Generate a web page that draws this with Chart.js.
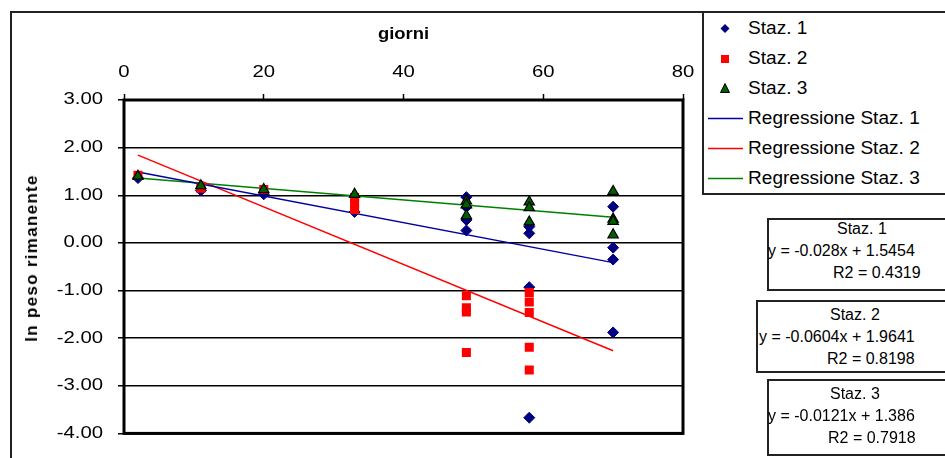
<!DOCTYPE html>
<html>
<head>
<meta charset="utf-8">
<script src="https://cdn.jsdelivr.net/npm/chart.js@4/dist/chart.umd.min.js"></script>
<style>
  html, body { margin: 0; padding: 0; background: #fff; }
  body { width: 945px; height: 458px; overflow: hidden; position: relative;
         font-family: "Liberation Sans", Arial, sans-serif; color: #000; }
  #frame { position: absolute; left: 10px; top: 11px; width: 1000px; height: 500px;
           border: 2px solid #222; box-sizing: border-box; }
  #chart { position: absolute; left: 0; top: 0; }
  #ytitle { position: absolute; left: 32px; top: 258px; transform: translate(-50%, -50%) rotate(-90deg);
            font-weight: bold; font-size: 17px; letter-spacing: 1.3px; white-space: nowrap; }
  #legend { position: absolute; left: 702px; top: 11px; width: 260px; height: 184px;
            border: 2px solid #222; box-sizing: border-box; background: #fff; }
  .row { position: absolute; left: 0; height: 24px; width: 250px; }
  .row svg { position: absolute; left: 0; top: 0; }
  .row span { position: absolute; left: 44px; top: 1px; font-size: 17.5px; line-height: 20px;
              transform: scaleX(1.09); transform-origin: 0 50%; white-space: nowrap; }
  .eqbox { position: absolute; width: 220px; border: 2px solid #222; box-sizing: border-box; background: #fff; }
  .eqbox div { position: absolute; font-size: 16px; line-height: 18px; white-space: nowrap; }
</style>
</head>
<body>
<div id="frame"></div>
<canvas id="chart" width="945" height="458"></canvas>
<div id="ytitle">ln peso rimanente</div>
<div id="legend"></div>
<div id="eqboxes"></div>
<script>
// Days of sampling and ln of remaining weight, per station
const giorni1 = [2, 11, 20, 33, 49, 49, 49, 49, 58, 58, 58, 58, 70, 70, 70, 70];
const peso1   = [1.36, 1.10, 1.02, 0.65, 0.96, 0.75, 0.48, 0.26, 0.34, 0.20, -0.93, -3.67, 0.76, -0.10, -0.35, -1.88];

const giorni2 = [2, 11, 20, 33, 33, 33, 49, 49, 49, 49, 58, 58, 58, 58, 58];
const peso2   = [1.42, 1.15, 1.12, 0.95, 0.82, 0.70, -1.11, -1.36, -1.45, -2.30, -1.04, -1.24, -1.46, -2.19, -2.67];

const giorni3 = [2, 11, 20, 33, 49, 49, 49, 58, 58, 58, 70, 70, 70, 70];
const peso3   = [1.40, 1.20, 1.12, 1.02, 0.88, 0.80, 0.57, 0.86, 0.74, 0.44, 1.08, 0.50, 0.45, 0.17];

// Linear fits (ln peso = slope * giorni + intercept) and their R2
const stazioni   = ["Staz. 1", "Staz. 2", "Staz. 3"];
const pendenze   = [-0.028, -0.0604, -0.0121];
const intercette = [1.5454, 1.9641, 1.386];
const r2         = [0.4319, 0.8198, 0.7918];
const giorniFit  = [2, 70];

// Axis ticks
const xTicks = [0, 20, 40, 60, 80];
const yTicks = [3, 2, 1, 0, -1, -2, -3, -4];

const markerColors = ["#000080", "#FF0000", "#006000"];
const lineColors   = ["#0000A0", "#FF0000", "#008000"];
const FONT = "'Liberation Sans', Arial, sans-serif";

const pts = (xs, ys) => xs.map((x, i) => ({ x, y: ys[i] }));
const fitLine = k => giorniFit.map(x => ({ x, y: pendenze[k] * x + intercette[k] }));

const datasets = [
  { label: "Staz. 1", data: pts(giorni1, peso1), pointStyle: "rectRot", pointRadius: 5.5,
    backgroundColor: markerColors[0], borderColor: markerColors[0], borderWidth: 1, order: 3 },
  { label: "Staz. 2", data: pts(giorni2, peso2), pointStyle: "rect", pointRadius: 6.4,
    backgroundColor: markerColors[1], borderColor: markerColors[1], borderWidth: 0, order: 2 },
  { label: "Staz. 3", data: pts(giorni3, peso3), pointStyle: "triangle", pointRadius: 6,
    backgroundColor: markerColors[2], borderColor: "#000", borderWidth: 1.2, order: 1 }
];
stazioni.forEach((s, k) => datasets.push({
  type: "line", label: "Regressione " + s, data: fitLine(k), showLine: true,
  pointRadius: 0, borderColor: lineColors[k], borderWidth: 1.5, fill: false, order: 4 + k
}));

// Axis lettering in this chart is set wide, so canvas text gets a horizontal stretch
const canvas = document.getElementById("chart");
const ctx = canvas.getContext("2d");
const plainFill = ctx.fillText;
ctx.fillText = function (text, x, y) {
  const k = /bold/.test(this.font) ? 1.15 : 1.27;
  this.save();
  this.translate(x, y);
  this.scale(k, 1);
  plainFill.call(this, text, 0, 0);
  this.restore();
};

// Heavy black frame round the plotting area
const plotFrame = {
  id: "plotFrame",
  beforeDatasetsDraw(chart) {
    const a = chart.chartArea, c = chart.ctx;
    c.save();
    c.strokeStyle = "#000";
    c.lineWidth = 3;
    c.strokeRect(a.left, a.top, a.right - a.left, a.bottom - a.top);
    c.restore();
  }
};

new Chart(ctx, {
  type: "scatter",
  data: { datasets },
  options: {
    responsive: false,
    animation: false,
    devicePixelRatio: 1,
    layout: { padding: { left: 0, top: 0, right: 262, bottom: 23 } },
    plugins: { legend: { display: false }, tooltip: { enabled: false } },
    scales: {
      x: {
        type: "linear", position: "top", min: 0, max: 80,
        afterBuildTicks: s => { s.ticks = xTicks.map(v => ({ value: v })); },
        afterFit: s => { s.height = 100; },
        ticks: { color: "#000", font: { family: FONT, size: 16 }, padding: 12, maxRotation: 0, autoSkip: false },
        grid: { drawOnChartArea: false, drawTicks: true, tickLength: 6, tickColor: "#000", tickWidth: 1.5 },
        border: { display: false },
        title: { display: true, text: "giorni", color: "#000",
                 font: { family: FONT, size: 16, weight: "bold" }, padding: { top: 25, bottom: 0 } }
      },
      y: {
        type: "linear", min: -4, max: 3,
        afterBuildTicks: s => { s.ticks = yTicks.map(v => ({ value: v })); },
        afterFit: s => { s.width = 124; },
        ticks: { color: "#000", font: { family: FONT, size: 16 }, padding: 15,
                 callback: v => Number(v).toFixed(2) },
        grid: { color: "#000", lineWidth: 1.5, drawTicks: true, tickLength: 6, tickColor: "#000", tickWidth: 1.5 },
        border: { display: false }
      }
    }
  },
  plugins: [plotFrame]
});

// Legend: three marker entries, then the three fitted lines
const legend = document.getElementById("legend");
const markerSvg = k => {
  const c = markerColors[k];
  if (k === 0) return `<polygon points="21,7 25.5,11.5 21,16 16.5,11.5" fill="${c}"/>`;
  if (k === 1) return `<rect x="17" y="8" width="8" height="8" fill="${c}"/>`;
  return `<polygon points="21,6.5 25.5,15.5 16.5,15.5" fill="${c}" stroke="#000" stroke-width="1"/>`;
};
const entries = [];
stazioni.forEach((s, k) => entries.push({ text: s, svg: markerSvg(k) }));
stazioni.forEach((s, k) => entries.push({
  text: "Regressione " + s,
  svg: `<line x1="4" y1="11.5" x2="39" y2="11.5" stroke="${lineColors[k]}" stroke-width="1.5"/>`
}));
entries.forEach((e, i) => {
  const row = document.createElement("div");
  row.className = "row";
  row.style.top = (3.5 + 30 * i) + "px";
  row.innerHTML = `<svg width="44" height="24">${e.svg}</svg><span>${e.text}</span>`;
  legend.appendChild(row);
});

// Boxes with the regression equations
const boxLayout = [
  { left: 767, top: 218, height: 73, lines: [[70, 11], [1, 33], [66, 55]] },
  { left: 756, top: 300, height: 73, lines: [[74, 15], [3, 37], [71, 59]] },
  { left: 767, top: 379, height: 77, lines: [[63, 15], [1, 37], [61, 59]] }
];
const holder = document.getElementById("eqboxes");
stazioni.forEach((s, k) => {
  const L = boxLayout[k];
  const box = document.createElement("div");
  box.className = "eqbox";
  box.style.left = L.left + "px";
  box.style.top = L.top + "px";
  box.style.height = L.height + "px";
  const texts = [s, `y = ${pendenze[k]}x + ${intercette[k]}`, `R2 = ${r2[k]}`];
  texts.forEach((t, j) => {
    const d = document.createElement("div");
    d.textContent = t;
    d.style.left = (L.lines[j][0] - 2) + "px";
    d.style.top = (L.lines[j][1] - 11) + "px";
    box.appendChild(d);
  });
  holder.appendChild(box);
});
</script>
</body>
</html>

= = = =

Set the lines above down again, word for word, from the first through the one containing "-0.10, -0.35, -1.88];"; pictures excluded.

### ANSWER FOR THE TASK
Generate a web page that draws this with Chart.js.
<!DOCTYPE html>
<html>
<head>
<meta charset="utf-8">
<script src="https://cdn.jsdelivr.net/npm/chart.js@4/dist/chart.umd.min.js"></script>
<style>
  html, body { margin: 0; padding: 0; background: #fff; }
  body { width: 945px; height: 458px; overflow: hidden; position: relative;
         font-family: "Liberation Sans", Arial, sans-serif; color: #000; }
  #frame { position: absolute; left: 10px; top: 11px; width: 1000px; height: 500px;
           border: 2px solid #222; box-sizing: border-box; }
  #chart { position: absolute; left: 0; top: 0; }
  #ytitle { position: absolute; left: 32px; top: 258px; transform: translate(-50%, -50%) rotate(-90deg);
            font-weight: bold; font-size: 17px; letter-spacing: 1.3px; white-space: nowrap; }
  #legend { position: absolute; left: 702px; top: 11px; width: 260px; height: 184px;
            border: 2px solid #222; box-sizing: border-box; background: #fff; }
  .row { position: absolute; left: 0; height: 24px; width: 250px; }
  .row svg { position: absolute; left: 0; top: 0; }
  .row span { position: absolute; left: 44px; top: 1px; font-size: 17.5px; line-height: 20px;
              transform: scaleX(1.09); transform-origin: 0 50%; white-space: nowrap; }
  .eqbox { position: absolute; width: 220px; border: 2px solid #222; box-sizing: border-box; background: #fff; }
  .eqbox div { position: absolute; font-size: 16px; line-height: 18px; white-space: nowrap; }
</style>
</head>
<body>
<div id="frame"></div>
<canvas id="chart" width="945" height="458"></canvas>
<div id="ytitle">ln peso rimanente</div>
<div id="legend"></div>
<div id="eqboxes"></div>
<script>
// Days of sampling and ln of remaining weight, per station
const giorni1 = [2, 11, 20, 33, 49, 49, 49, 49, 58, 58, 58, 58, 70, 70, 70, 70];
const peso1   = [1.36, 1.10, 1.02, 0.65, 0.96, 0.75, 0.48, 0.26, 0.34, 0.20, -0.93, -3.67, 0.76, -0.10, -0.35, -1.88];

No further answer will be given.